Nestled between Miami and Fort Lauderdale is the city of Hollywood, Fla. The city, and it’s fire department, started off small. But that has all changed.
Hollywood Fire Rescue was formed in 1924 with 19 men and two pieces of fire apparatus. Twenty years later, at the end of World War II, the city’s population hovered around 6,000. Since then, it has grown to its present size of almost 300 personnel, including 213 sworn firefighters, 40 full-time civilians, 30 part-time lifeguards and 19 pieces of fire apparatus.
Firefighters and equipment are placed in six fire stations, which will respond to nearly 28,000 alarms per year. Located in the Miami metropolitan area, Hollywood had a population of 153,000 in the 2020 census and covers 3 square miles.
In 1985, the department formed its hazmat team and located it in Station 31. In addition to hazmat, Station 31 handles technical, rope and trench rescue as well as vehicle extrication. Most of the 50-member team is trained to both hazmat and tech rescue specialist level.

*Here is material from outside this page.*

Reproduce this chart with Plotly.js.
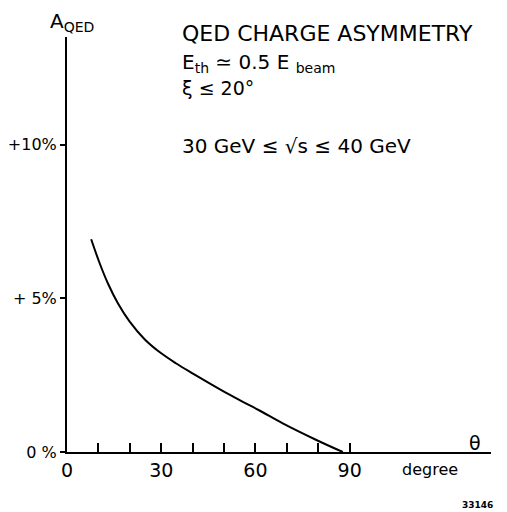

To keep sharp, the team trains on every shift. Twice each month, they train with the four other regional teams in Broward County. Station 31 provides mutual aid to the entire county. Hollywood Fire Rescue’s training facility is staffed by one battalion chief and two training officers, who oversee the fire, EMS and hazmat training.
Broward County has nearly 2 million residents spread across 1,322 square miles that includes 31 municipalities plus several unincorporated areas. And that is about double the county’s population in 1985 when the hazmat team got its start.